The skit, originally aired on the “Kid’s Table” segment of Kimmel’s talk show on October 16, instantly drew ire from the Chinese community, who began a White House petition calling for a formal apology.
The petition called the skit “extremely distasteful and … the same rhetoric used in Nazi Germany against Jewish people.”
Video: Jimmy Kimmel's show stirs controversy with comment about killing Chinese
Since its creation, the petition has received over 35,000 signatures, and according to rules on the White House page, will be reviewed by political staff if it is signed more than 64,283 times before November 18.

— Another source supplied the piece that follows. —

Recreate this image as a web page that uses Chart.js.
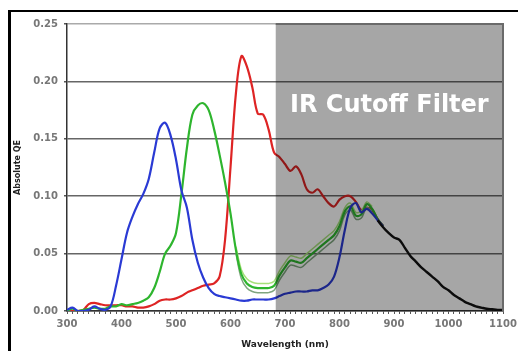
<!DOCTYPE html>
<html>
<head>
<meta charset="utf-8">
<script src="https://cdn.jsdelivr.net/npm/chart.js@4/dist/chart.umd.min.js"></script>
<style>
  html, body { margin: 0; padding: 0; background: #fff; }
  #wrap { width: 518px; height: 351px; position: relative; }
</style>
</head>
<body>
<div id="wrap"><canvas id="qe"></canvas></div>
<script>
// wavelength grid (nm) for the three colour channels
const nm = [300,310,320,330,340,350,360,370,380,390,400,410,420,430,440,450,460,470,480,490,
            500,510,520,530,540,550,560,570,580,590,600,610,620,630,640,650,660,670,680,690,
            700,710,720,730,740,750,760,770,780,790,800,810,820,830,840,850,860,870,880];

const blueQE = [0.001,0.003,0.000,0.000,0.001,0.004,0.002,0.001,0.004,0.022,0.045,0.068,0.082,0.093,0.102,0.115,0.138,0.159,0.164,0.153,
                0.132,0.105,0.090,0.062,0.042,0.029,0.020,0.015,0.013,0.012,0.011,0.010,0.009,0.009,0.010,0.010,0.010,0.010,0.011,0.013,
                0.015,0.016,0.017,0.017,0.017,0.018,0.018,0.020,0.023,0.030,0.047,0.071,0.090,0.094,0.086,0.089,0.085,0.079,0.074];

const greenQE = [0.000,0.002,0.000,0.001,0.002,0.003,0.002,0.002,0.004,0.004,0.006,0.005,0.006,0.007,0.009,0.012,0.020,0.034,0.050,0.057,
                 0.068,0.102,0.142,0.171,0.179,0.181,0.175,0.158,0.136,0.112,0.085,0.053,0.032,0.024,0.021,0.020,0.020,0.020,0.022,0.031,
                 0.038,0.044,0.043,0.042,0.046,0.050,0.054,0.058,0.062,0.066,0.074,0.087,0.091,0.083,0.084,0.093,0.089,0.080,0.074];

const redQE = [0.000,0.000,0.000,0.001,0.006,0.007,0.006,0.005,0.005,0.005,0.005,0.004,0.004,0.003,0.003,0.004,0.006,0.009,0.010,0.010,
               0.011,0.013,0.016,0.018,0.020,0.022,0.023,0.024,0.030,0.062,0.125,0.190,0.222,0.213,0.195,0.172,0.171,0.158,0.138,0.134,
               0.128,0.122,0.126,0.119,0.106,0.103,0.106,0.100,0.094,0.091,0.097,0.100,0.100,0.095,0.088,0.090,0.088,0.080,0.074];

// the other green pixels (upper / lower traces) seen from 610 to 860 nm
const greenNm = [610,620,630,640,650,660,670,680,690,700,710,720,730,740,750,760,770,780,790,800,810,820,830,840,850,860];
const greenHiQE = [0.056,0.036,0.028,0.025,0.024,0.024,0.024,0.026,0.035,0.042,0.048,0.047,0.046,0.050,0.054,0.058,0.062,0.066,0.070,0.078,0.090,0.094,0.086,0.087,0.095,0.091];
const greenLoQE = [0.050,0.028,0.020,0.017,0.016,0.016,0.016,0.018,0.027,0.034,0.040,0.039,0.038,0.042,0.046,0.050,0.054,0.058,0.062,0.070,0.084,0.088,0.080,0.081,0.090,0.087];

// all channels merge into one dark trace in the NIR
const tailNm = [870,880,890,900,910,920,930,940,950,960,970,980,990,1000,1010,1020,1030,1040,1050,1060,1070,1080,1090,1100];
const tailQE = [0.079,0.073,0.068,0.064,0.062,0.055,0.048,0.043,0.038,0.034,0.030,0.026,0.021,0.018,0.014,0.011,0.008,0.006,0.004,0.003,0.002,0.0015,0.001,0.001];

const CUTOFF_NM = 683;
const yMajor = v => Math.round(v * 100) % 5 === 0;

const pts = (xs, ys) => xs.map((x, i) => ({ x, y: ys[i] }));

const line = (label, xs, ys, color, order, width) => ({
  label,
  data: pts(xs, ys),
  borderColor: color,
  borderWidth: width || 2.2,
  pointRadius: 0,
  tension: 0.35,
  fill: false,
  order
});

// IR cutoff shading, frame and label
const irFilter = {
  id: 'irFilter',
  beforeDraw(chart) {
    const { ctx, width, height } = chart;
    ctx.save();
    ctx.fillStyle = '#fff';
    ctx.fillRect(0, 0, width, height);
    ctx.restore();
  },
  afterDatasetsDraw(chart) {
    const { ctx, chartArea: a, scales: { x, y } } = chart;
    const left = x.getPixelForValue(CUTOFF_NM);
    ctx.save();
    ctx.globalCompositeOperation = 'multiply';
    ctx.fillStyle = '#a6a6a6';
    ctx.fillRect(left, a.top, a.right - left, a.bottom - a.top);
    ctx.restore();

    ctx.save();
    ctx.strokeStyle = '#6a6a6a';
    ctx.lineWidth = 2;
    ctx.beginPath();
    ctx.moveTo(left, a.top);
    ctx.lineTo(a.right, a.top);
    ctx.lineTo(a.right, a.bottom);
    ctx.stroke();

    ctx.fillStyle = '#fff';
    ctx.font = 'bold 24px "DejaVu Sans", Verdana, sans-serif';
    ctx.textAlign = 'center';
    ctx.textBaseline = 'middle';
    ctx.fillText('IR Cutoff Filter', (left + a.right) / 2, y.getPixelForValue(0.179));
    ctx.restore();
  },
  afterDraw(chart) {
    const { ctx, width, height } = chart;
    ctx.save();
    ctx.fillStyle = '#000';
    ctx.fillRect(8, 10, width - 8, 2);
    ctx.fillRect(8, 10, 3, height - 10);
    ctx.restore();
  }
};

const tickFont = { family: '"DejaVu Sans", Verdana, sans-serif', size: 10, weight: 'bold' };

new Chart(document.getElementById('qe'), {
  type: 'line',
  data: {
    datasets: [
      line('Tail', tailNm, tailQE, '#111111', 0, 2.4),
      line('Blue', nm, blueQE, '#2a3ad4', 1),
      line('Green (lo)', greenNm, greenLoQE, '#7fa57f', 4, 1.5),
      line('Green (hi)', greenNm, greenHiQE, '#a6e07a', 3, 1.5),
      line('Green', nm, greenQE, '#2eb52e', 2),
      line('Red', nm, redQE, '#de2424', 5)
    ]
  },
  options: {
    responsive: true,
    maintainAspectRatio: false,
    animation: false,
    layout: { padding: { top: 24, right: 15, left: 0, bottom: 0 } },
    plugins: {
      legend: { display: false },
      tooltip: { enabled: false }
    },
    scales: {
      x: {
        type: 'linear',
        min: 300,
        max: 1100,
        afterFit: s => { s.height = 40; s.paddingRight = 0; s.paddingLeft = 0; },
        border: { color: '#333', width: 1.5 },
        grid: { drawOnChartArea: false, tickLength: 3, tickColor: '#555' },
        ticks: {
          stepSize: 10,
          autoSkip: false,
          maxRotation: 0,
          padding: 4,
          color: '#777',
          font: tickFont,
          callback: v => (v % 100 === 0 ? String(v) : '')
        },
        title: {
          display: true,
          text: 'Wavelength (nm)',
          color: '#222',
          font: { family: '"DejaVu Sans", Verdana, sans-serif', size: 9, weight: 'bold' },
          padding: { top: 0, bottom: 1 }
        }
      },
      y: {
        min: 0,
        max: 0.25,
        afterFit: s => { s.width = 67; s.paddingTop = 0; s.paddingBottom = 0; },
        border: { color: '#333', width: 1.5 },
        grid: {
          color: ctx => (yMajor(ctx.tick.value) ? (ctx.tick.value > 0.24 ? '#aaaaaa' : '#666666') : 'rgba(0,0,0,0)'),
          lineWidth: ctx => (yMajor(ctx.tick.value) ? 1.6 : 0),
          tickColor: '#555',
          tickLength: 3
        },
        ticks: {
          stepSize: 0.01,
          autoSkip: false,
          padding: 6,
          color: '#777',
          font: tickFont,
          callback: v => (yMajor(v) ? v.toFixed(2) : '')
        },
        title: {
          display: true,
          text: 'Absolute QE',
          color: '#222',
          font: { family: '"DejaVu Sans", Verdana, sans-serif', size: 8, weight: 'bold' },
          padding: { top: 13, bottom: 0 }
        }
      }
    }
  },
  plugins: [irFilter]
});
</script>
</body>
</html>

A Facebook page accompanying the petition, entitled “Investigate Jimmy Kimmel Kid’s Table Show on ABC Network” has gathered over 2,600 likes and reveals that signers of the petition include Canadians, mainland Chinese residents and Chinese Americans from over 37 states, including California, New York and Texas.

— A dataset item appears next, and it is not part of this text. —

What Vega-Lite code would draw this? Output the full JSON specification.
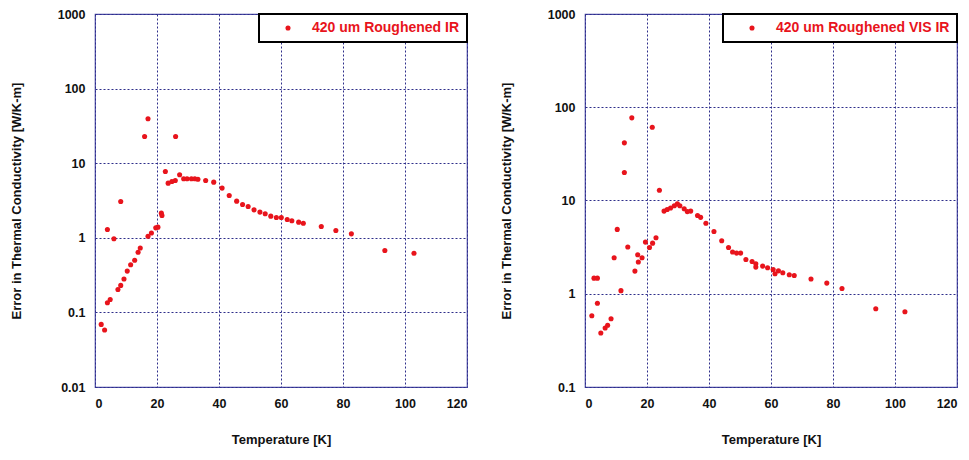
{
  "$schema": "https://vega.github.io/schema/vega-lite/v6.json",
  "background": "white",
  "padding": {"left": 9, "top": 7, "right": 5, "bottom": 5},
  "spacing": 30,
  "datasets": {
    "ir": [
      {"T": 2.0, "err": 0.069}, {"T": 3.1, "err": 0.058}, {"T": 4.0, "err": 0.135}, {"T": 4.9, "err": 0.149},
      {"T": 4.0, "err": 1.29}, {"T": 6.1, "err": 0.97}, {"T": 7.4, "err": 0.203}, {"T": 8.3, "err": 0.23},
      {"T": 8.3, "err": 3.07}, {"T": 9.35, "err": 0.28}, {"T": 10.4, "err": 0.358}, {"T": 11.5, "err": 0.435},
      {"T": 12.8, "err": 0.5}, {"T": 13.9, "err": 0.64}, {"T": 14.6, "err": 0.73}, {"T": 16.0, "err": 22.8},
      {"T": 17.1, "err": 39.4}, {"T": 17.1, "err": 1.05}, {"T": 18.2, "err": 1.16}, {"T": 19.6, "err": 1.36},
      {"T": 20.3, "err": 1.39}, {"T": 21.4, "err": 2.14}, {"T": 21.6, "err": 1.99}, {"T": 22.7, "err": 7.74},
      {"T": 23.6, "err": 5.4}, {"T": 24.8, "err": 5.69}, {"T": 25.9, "err": 5.87}, {"T": 26.0, "err": 22.8},
      {"T": 27.3, "err": 7.0}, {"T": 28.6, "err": 6.2}, {"T": 29.7, "err": 6.2}, {"T": 31.1, "err": 6.2},
      {"T": 32.2, "err": 6.2}, {"T": 33.2, "err": 6.1}, {"T": 35.7, "err": 5.87}, {"T": 38.3, "err": 5.57},
      {"T": 41.0, "err": 4.64}, {"T": 43.3, "err": 3.69}, {"T": 45.7, "err": 3.1}, {"T": 47.6, "err": 2.79},
      {"T": 49.4, "err": 2.63}, {"T": 51.3, "err": 2.37}, {"T": 53.2, "err": 2.21}, {"T": 54.9, "err": 2.1},
      {"T": 56.7, "err": 1.95}, {"T": 58.5, "err": 1.87}, {"T": 60.1, "err": 1.87}, {"T": 62.0, "err": 1.76},
      {"T": 63.5, "err": 1.69}, {"T": 65.7, "err": 1.62}, {"T": 67.2, "err": 1.57}, {"T": 73.0, "err": 1.42},
      {"T": 77.7, "err": 1.25}, {"T": 82.7, "err": 1.13}, {"T": 93.5, "err": 0.675}, {"T": 102.9, "err": 0.62}
    ],
    "visir": [
      {"T": 2.2, "err": 0.58}, {"T": 2.9, "err": 1.47}, {"T": 4.0, "err": 1.47}, {"T": 4.0, "err": 0.79},
      {"T": 5.1, "err": 0.38}, {"T": 6.5, "err": 0.43}, {"T": 7.3, "err": 0.46}, {"T": 8.4, "err": 0.54},
      {"T": 9.4, "err": 2.43}, {"T": 10.4, "err": 4.9}, {"T": 11.6, "err": 1.08}, {"T": 12.7, "err": 20},
      {"T": 12.7, "err": 41.5}, {"T": 13.8, "err": 3.17}, {"T": 15.1, "err": 77}, {"T": 16.1, "err": 1.75},
      {"T": 17.0, "err": 2.62}, {"T": 17.2, "err": 2.19}, {"T": 18.4, "err": 2.43}, {"T": 19.5, "err": 3.58},
      {"T": 20.8, "err": 3.13}, {"T": 21.7, "err": 61}, {"T": 21.8, "err": 3.49}, {"T": 22.9, "err": 3.98},
      {"T": 24.0, "err": 12.9}, {"T": 25.5, "err": 7.7}, {"T": 26.5, "err": 8.0}, {"T": 27.6, "err": 8.3},
      {"T": 28.8, "err": 8.8}, {"T": 29.8, "err": 9.2}, {"T": 30.6, "err": 8.8}, {"T": 32.0, "err": 8.15},
      {"T": 33.0, "err": 7.6}, {"T": 34.1, "err": 7.7}, {"T": 36.3, "err": 6.9}, {"T": 37.3, "err": 6.6},
      {"T": 39.0, "err": 5.7}, {"T": 41.6, "err": 4.65}, {"T": 44.1, "err": 3.7}, {"T": 46.3, "err": 3.13},
      {"T": 47.6, "err": 2.8}, {"T": 48.9, "err": 2.73}, {"T": 50.2, "err": 2.73}, {"T": 51.9, "err": 2.33},
      {"T": 53.9, "err": 2.22}, {"T": 55.1, "err": 2.1}, {"T": 55.1, "err": 1.93}, {"T": 57.3, "err": 1.98},
      {"T": 58.9, "err": 1.9}, {"T": 60.7, "err": 1.82}, {"T": 61.3, "err": 1.64}, {"T": 62.4, "err": 1.76},
      {"T": 63.8, "err": 1.68}, {"T": 65.9, "err": 1.6}, {"T": 67.5, "err": 1.57}, {"T": 72.9, "err": 1.44},
      {"T": 78.0, "err": 1.3}, {"T": 82.9, "err": 1.14}, {"T": 93.8, "err": 0.69}, {"T": 103.2, "err": 0.64}
    ]
  },
  "hconcat": [
    {
      "width": 372,
      "height": 373,
      "data": {"name": "ir"},
      "transform": [{"calculate": "'420 um Roughened IR'", "as": "series"}],
      "mark": {"type": "point", "filled": true, "size": 26, "opacity": 1},
      "encoding": {
        "x": {"field": "T", "type": "quantitative", "title": "Temperature [K]",
              "scale": {"domain": [0, 120], "nice": false},
              "axis": {"values": [0, 20, 40, 60, 80, 100, 120]}},
        "y": {"field": "err", "type": "quantitative", "title": "Error in Thermal Conductivity [W/K-m]",
              "scale": {"type": "log", "domain": [0.01, 1000], "nice": false},
              "axis": {"values": [0.01, 0.1, 1, 10, 100, 1000], "format": "~g"}},
        "color": {"field": "series", "type": "nominal",
                  "scale": {"range": ["#e8141c"]},
                  "legend": {"title": null, "orient": "top-right", "offset": 0}}
      }
    },
    {
      "width": 372,
      "height": 373,
      "data": {"name": "visir"},
      "transform": [{"calculate": "'420 um Roughened VIS IR'", "as": "series"}],
      "mark": {"type": "point", "filled": true, "size": 26, "opacity": 1},
      "encoding": {
        "x": {"field": "T", "type": "quantitative", "title": "Temperature [K]",
              "scale": {"domain": [0, 120], "nice": false},
              "axis": {"values": [0, 20, 40, 60, 80, 100, 120]}},
        "y": {"field": "err", "type": "quantitative", "title": "Error in Thermal Conductivity [W/K-m]",
              "scale": {"type": "log", "domain": [0.1, 1000], "nice": false},
              "axis": {"values": [0.1, 1, 10, 100, 1000], "format": "~g"}},
        "color": {"field": "series", "type": "nominal",
                  "scale": {"range": ["#e8141c"]},
                  "legend": {"title": null, "orient": "top-right", "offset": 0}}
      }
    }
  ],
  "resolve": {"scale": {"color": "independent", "x": "independent", "y": "independent"}, "legend": {"color": "independent"}},
  "config": {
    "font": "Liberation Sans",
    "view": {"stroke": "#4a4aa6", "strokeWidth": 1.2},
    "axis": {
      "domain": false,
      "ticks": false,
      "grid": true,
      "gridColor": "#2e2e8a",
      "gridDash": [2, 2],
      "gridWidth": 1,
      "labelFont": "Liberation Sans",
      "labelFontSize": 12.5,
      "labelFontWeight": "bold",
      "labelColor": "#111111",
      "labelPadding": 10,
      "titleFont": "Liberation Sans",
      "titleFontSize": 13,
      "titleFontWeight": "bold",
      "titleColor": "#111111"
    },
    "axisX": {"titlePadding": 24},
    "axisY": {"titlePadding": 34},
    "legend": {
      "fillColor": "white",
      "strokeColor": "#000000",
      "strokeWidth": 2,
      "padding": 7,
      "symbolOffset": 15,
      "labelOffset": 17,
      "labelLimit": 400,
      "labelFont": "Liberation Sans",
      "labelFontSize": 14,
      "labelFontWeight": "bold",
      "labelColor": "#e8141c",
      "symbolSize": 26,
      "symbolType": "circle"
    }
  }
}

Word of the controversy and videos of the skit have also attracted attention in China’s microblog community, where SIna Weibo users urged all overseas Chinese living in the San Francisco area to make their voices heard at ABC’s headquarters.

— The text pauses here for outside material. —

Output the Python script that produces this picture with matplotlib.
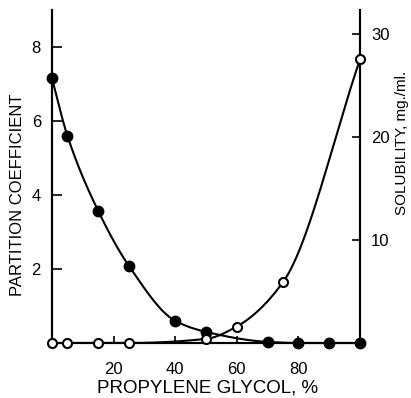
import numpy as np
import matplotlib
matplotlib.use("Agg")
import matplotlib.pyplot as plt

# Data
glycol_pc = [0, 5, 15, 25, 40, 50, 70, 80, 90, 100]
partition = [7.15, 5.6, 3.57, 2.08, 0.6, 0.3, 0.03, 0.0, 0.0, 0.0]
glycol_sol = [0, 5, 15, 25, 50, 60, 75, 100]
solubility = [0.0, 0.0, 0.0, 0.0, 0.4, 1.6, 5.9, 27.5]

x_ticks = [20, 40, 60, 80]
left_ticks = [2, 4, 6, 8]
right_ticks = [10, 20, 30]


def pchip(x, y, xn):
    x = np.asarray(x, float); y = np.asarray(y, float)
    h = np.diff(x); d = np.diff(y) / h
    n = len(x); m = np.zeros(n)
    for k in range(1, n - 1):
        if d[k - 1] * d[k] > 0:
            w1 = 2 * h[k] + h[k - 1]; w2 = h[k] + 2 * h[k - 1]
            m[k] = (w1 + w2) / (w1 / d[k - 1] + w2 / d[k])
    m[0] = d[0]; m[-1] = d[-1]
    idx = np.clip(np.searchsorted(x, xn) - 1, 0, n - 2)
    t = (xn - x[idx]) / h[idx]
    h00 = 2*t**3 - 3*t**2 + 1; h10 = t**3 - 2*t**2 + t
    h01 = -2*t**3 + 3*t**2; h11 = t**3 - t**2
    return h00*y[idx] + h10*h[idx]*m[idx] + h01*y[idx+1] + h11*h[idx]*m[idx+1]


W, H = 411, 398
fig = plt.figure(figsize=(W/100, H/100), dpi=100)
ax = fig.add_axes([52/W, 1 - 343/H, (360-52)/W, (343-10)/H])
ax2 = ax.twinx()

label_family = ["Liberation Sans", "DejaVu Sans"]
tick_font = ["Liberation Sans Narrow", "Liberation Sans", "DejaVu Sans"]

xs = np.linspace(0, 100, 400)
ax.plot(xs, pchip(glycol_pc, partition, xs), color="black", lw=1.5, clip_on=False)
ax.plot(glycol_pc, partition, "o", color="black", ms=7.5, clip_on=False, zorder=5)
ax2.plot(xs, pchip(glycol_sol, solubility, xs), color="black", lw=1.5, clip_on=False)
ax2.plot(glycol_sol, solubility, "o", mfc="white", mec="black", mew=1.5, ms=6.5,
         clip_on=False, zorder=5)

ax.set_xlim(0, 100)
ax.set_ylim(0, 9)
ax2.set_ylim(0, 32.3)
for a in (ax, ax2):
    a.spines["top"].set_visible(False)
    for s in a.spines.values():
        s.set_linewidth(1.5)
    a.patch.set_visible(False)

ax.set_xticks(x_ticks)
ax.set_xticklabels([str(v) for v in x_ticks], family=tick_font, size=12)
ax.set_yticks(left_ticks)
ax.set_yticklabels([str(v) for v in left_ticks], family=tick_font, size=12)
ax2.set_yticks(right_ticks)
ax2.set_yticklabels([str(v) for v in right_ticks], family=tick_font, size=12)
ax.tick_params(axis="x", direction="in", length=5, width=1.2, pad=14)
ax.tick_params(axis="y", direction="in", length=7, width=1.2, pad=8)
ax2.tick_params(axis="y", direction="in", length=6, width=1.2, pad=8)

ax.text((208-52)/308, (343-388)/333, "PROPYLENE GLYCOL, %", transform=ax.transAxes,
        ha="center", va="center", family=label_family, size=13.5)
ax.text((18-52)/308, (343-195)/333, "PARTITION COEFFICIENT", transform=ax.transAxes,
        ha="center", va="center", rotation=90, family=label_family, size=12)
ax.text((402-52)/308, (343-143)/333, "SOLUBILITY, mg./ml.", transform=ax.transAxes,
        ha="center", va="center", rotation=90, family=label_family, size=11)

fig.savefig("out.png", dpi=100)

“All Chinese living near San Francisco, let’s form a collective on Monday and protest outside the doors of ABC,” one outspoken Weibo user living in California wrote. “Spread the word!”
Joe Wong, a Chinese American stand-up comedian, has been particularly vocal in his support of the petition on his own microblog.
“I am a comedian,” Wong wrote. “But I’m also Chinese. Some [Americans] dare to make fun of Chinese minorities, but they would not do the same thing to other races. Why? Because when they offend African Americans or Jewish people, the consequences are too serious.
“There are millions of Chinese out there, but only tens of thousands have signed [the petition] … Everyone may be busy, but the point of being busy is to give yourself and future generations the chance to live in a society that understands and respects Chinese people. Please grasp this opportunity and sign this petition.”
The original clip of the skit has been removed from Youtube, but neither Kimmel nor ABC have responded to the controversy yet.